Classement de l’ouvrage
1876-07-22 : Le fort Fransecky fait partie de la place forte de Strasbourg, une place forte classée dans les places avec armement de 1ère classe. En effet, d’après une décision prise par le ministre de la guerre prussien et rapportée par l’Allgemeine Miltair Zeitung du 22 juillet 1876, les places fortes allemandes suivantes sont classées dans les places avec un armement de 1ère classe.
1° Forteresses avec armement de première classe : Strasbourg, Rastadt, Mayence, Metz, Coblence, Cologne, Wesel, Ulm, Magdebourg, Glogau, Neisse, Küstrin, Spandau, Thorn, Posen, Dantzig, Königsberg.
1914-08-02 : Mobilisation général en Allemagne. Avec le début de la mise en état de défense de la place forte de Strasbourg, le Fort Fransecky fait partie intégrante du secteur Nord de la place forte. La liste des unités qui ont occupé l’ouvrage pendant la première guerre mondiale n’est pas connue.
1933-07-06 : Première série des places de guerre.

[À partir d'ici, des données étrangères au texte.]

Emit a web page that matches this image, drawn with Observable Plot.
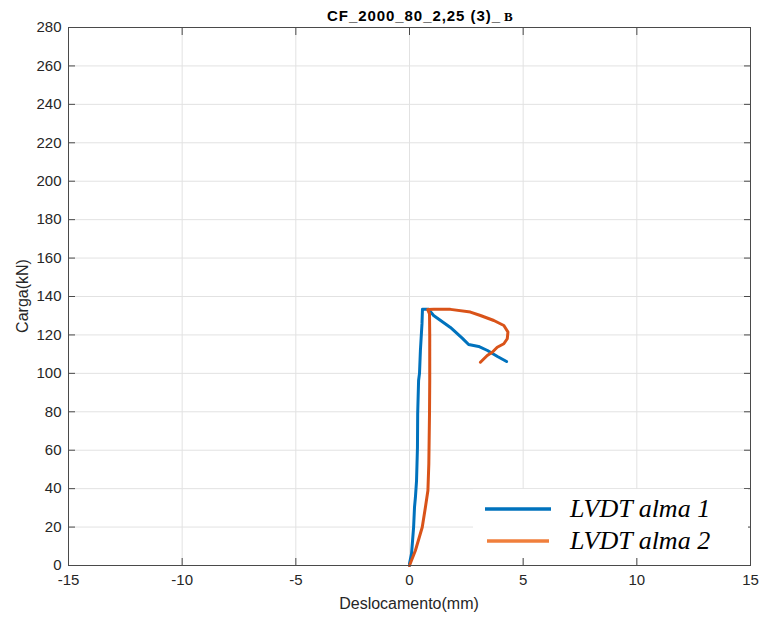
<!DOCTYPE html>
<html>
<head>
<meta charset="utf-8">
<script src="https://cdn.jsdelivr.net/npm/d3@7"></script>
<script src="https://cdn.jsdelivr.net/npm/@observablehq/plot@0.6"></script>
<style>
  html, body { margin: 0; padding: 0; background: #fff; }
  #chart { position: relative; width: 760px; height: 617px; }
  svg { display: block; }
</style>
</head>
<body>
<div id="chart"></div>
<script>
// ---- data ----
const titleMain = "CF_2000_80_2,25 (3)_";
const titleSub = "B";
const xLabel = "Deslocamento(mm)";
const yLabel = "Carga(kN)";
const seriesNames = ["LVDT alma 1", "LVDT alma 2"];
const seriesColors = ["#0072BD", "#D95319"];
const legendColors = ["#0072BD", "#F07F3C"];

const xTicks = [-15, -10, -5, 0, 5, 10, 15];
const yTicks = [0, 20, 40, 60, 80, 100, 120, 140, 160, 180, 200, 220, 240, 260, 280];

const alma1X = [0, 0.0, 0.09, 0.18, 0.22, 0.26, 0.31, 0.35, 0.36, 0.40, 0.44, 0.48, 0.55, 0.57, 0.84, 1.06, 1.80, 2.33, 2.60, 3.04, 3.43, 3.87, 4.27];
const alma1Y = [0, 1, 6.2, 19.8, 30.2, 35.4, 44.2, 61.4, 79.1, 96.3, 100, 112, 126, 133.3, 133.3, 130.1, 123.9, 118.2, 115.0, 114.0, 111.9, 108.8, 106.2];

const alma2X = [0, 0.26, 0.56, 0.70, 0.81, 0.85, 0.88, 0.89, 0.89, 0.88, 0.80, 1.07, 1.80, 2.68, 3.12, 3.71, 4.15, 4.33, 4.30, 4.15, 3.86, 3.64, 3.42, 3.12];
const alma2Y = [0, 7.8, 19.9, 30.3, 39.0, 52.9, 79.0, 96.3, 120, 131, 133.2, 133.3, 133.3, 131.9, 130.1, 127.5, 124.9, 121.5, 118.0, 115.4, 113.6, 111.0, 109.3, 105.8];

const alma1 = alma1X.map((x, i) => ({x, y: alma1Y[i]}));
const alma2 = alma2X.map((x, i) => ({x, y: alma2Y[i]}));

const W = 760, H = 617;
const mL = 68, mR = 10, mT = 27, mB = 52;
const tickLen = 7;
const font = "'Liberation Sans', Arial, Helvetica, sans-serif";
const fmt = d => String(d);

const chart = Plot.plot({
  width: W,
  height: H,
  marginLeft: mL,
  marginRight: mR,
  marginTop: mT,
  marginBottom: mB,
  style: {fontFamily: font, fontSize: "15px", color: "#262626", background: "#fff"},
  x: {domain: [-15, 15]},
  y: {domain: [0, 280]},
  marks: [
    Plot.gridX(xTicks, {stroke: "#e2e2e2", strokeOpacity: 1}),
    Plot.gridY(yTicks, {stroke: "#e2e2e2", strokeOpacity: 1}),
    // labels
    Plot.axisX(xTicks, {anchor: "bottom", tickSize: 0, tickPadding: 9, label: null, fontSize: 15, fill: "#262626", tickFormat: fmt}),
    Plot.axisY(yTicks, {anchor: "left", tickSize: 0, tickPadding: 7, label: null, fontSize: 15, fill: "#262626", tickFormat: fmt}),
    // inward ticks
    Plot.axisX(xTicks, {anchor: "bottom", tickSize: tickLen, insetBottom: tickLen, tickFormat: () => "", label: null, stroke: "#4a4a4a"}),
    Plot.axisX(xTicks, {anchor: "top", tickSize: tickLen, insetTop: tickLen, tickFormat: () => "", label: null, stroke: "#4a4a4a"}),
    Plot.axisY(yTicks, {anchor: "left", tickSize: tickLen, insetLeft: tickLen, tickFormat: () => "", label: null, stroke: "#4a4a4a"}),
    Plot.axisY(yTicks, {anchor: "right", tickSize: tickLen, insetRight: tickLen, tickFormat: () => "", label: null, stroke: "#4a4a4a"}),
    Plot.line(alma1, {x: "x", y: "y", stroke: seriesColors[0], strokeWidth: 3, strokeLinejoin: "round", strokeLinecap: "round"}),
    Plot.line(alma2, {x: "x", y: "y", stroke: seriesColors[1], strokeWidth: 3, strokeLinejoin: "round", strokeLinecap: "round"}),
    Plot.frame({stroke: "#4a4a4a", strokeWidth: 1})
  ]
});

document.getElementById("chart").appendChild(chart);

const svg = d3.select(chart);

// legend (white box covering the grid)
const lg = svg.append("g").attr("text-anchor", "start");
lg.append("rect").attr("x", 473).attr("y", 489).attr("width", 275).attr("height", 69).attr("fill", "#fff");
const legendRows = [
  {name: seriesNames[0], color: legendColors[0], y: 509, x1: 485, x2: 551, ty: 517},
  {name: seriesNames[1], color: legendColors[1], y: 541, x1: 487, x2: 549, ty: 549}
];
legendRows.forEach(r => {
  lg.append("line").attr("x1", r.x1).attr("x2", r.x2).attr("y1", r.y).attr("y2", r.y)
    .attr("stroke", r.color).attr("stroke-width", 3.5);
  lg.append("text").attr("x", 570).attr("y", r.ty).attr("text-anchor", "start")
    .attr("font-family", "'Liberation Serif', 'Times New Roman', serif")
    .attr("font-style", "italic").attr("font-size", 26).attr("fill", "#000")
    .text(r.name);
});

// title
const t = svg.append("text").attr("x", 327).attr("y", 21).attr("text-anchor", "start")
  .attr("font-family", font).attr("font-weight", "bold").attr("font-size", 15).attr("fill", "#000");
t.append("tspan").attr("textLength", 173).attr("lengthAdjust", "spacing").text(titleMain);
t.append("tspan").attr("font-family", "'Liberation Serif', 'Times New Roman', serif").attr("font-weight", "bold").attr("font-size", 13).attr("dx", 3).text(titleSub);

// axis titles
svg.append("text").attr("x", (mL + W - mR) / 2).attr("y", 609).attr("text-anchor", "middle")
  .attr("font-family", font).attr("font-size", 16).attr("fill", "#262626").text(xLabel);
svg.append("text").attr("transform", `translate(28,${(mT + H - mB) / 2}) rotate(-90)`).attr("text-anchor", "middle")
  .attr("font-family", font).attr("font-size", 16).attr("fill", "#262626").text(yLabel);
</script>
</body>
</html>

D’après la loi du 6 juillet 1933 relative aux fortifications de Strasbourg, publiée au Journal Officiel du 7 juillet 1933, le fort Ney est classé en première série au tableau de classement des places de guerre. Voici une partie de ce texte de loi : Art. 1er. – Sont classé en première série et figureront désormais à ce titre au tableau de classement des places de guerre et ouvrages défensifs de la France les ouvrages détachés indiqués ci-après : ouvrage de Neuf-Empert, fort-Ney, ouvrage Rapp-Ney, fort Rapp, fort Desaix, fort Ducrot, batterie des Cerisiers, fort Foch, fort Pétain, fort Lefebvre, fort Uhrich, ouvrage Uhrich-Hoche, fort Hoche, batterie d’Altenheim, batterie des Paysans, ouvrage du kilomètre 119, abris à munitions M69 et M70. Art. 3. Sont maintenus non classés, sans démolition, les ouvrages détachés de Strasbourg indiqués ci-après : ouvrage Pétain-Kléber, fort Kléber, fort Joffre, ouvrage Joffre-Lefebvre, ainsi que les ouvrages bétonnés divers compris entre les forts Pétain (exclu) et Lefebvre (inclus).
Moyens de communication
Le Fort Fransecky est initialement une station terminale jusqu’en 1887 environ, puis après l’installation de la ligne vers l’ouvrage intermédiaire Neuempert, elle devient une station intermédiaire « Zwischenstation ». Ces deux types de stations sont équipées du même nombre et type de matériels : deux appareils télégraphiques de campagne « Feld-Telegraphen-Apparat » ; des piles de type « Universal-Thor-Element » ou « Weidinger-Element » ; deux manipulateurs morse « Schreibhebel » ; un commutateur n°7 « Umschalter Nr. 7 » permettant de passer sur l’une des trois lignes ; un galvanoscope pour vérifier la charge des piles ; une alarme « Wecker » ; deux relais, destinés à renforcer le signal ; un paratonnerre « Platten-Blitzableiter » qui permet la mise à terre des différentes lignes.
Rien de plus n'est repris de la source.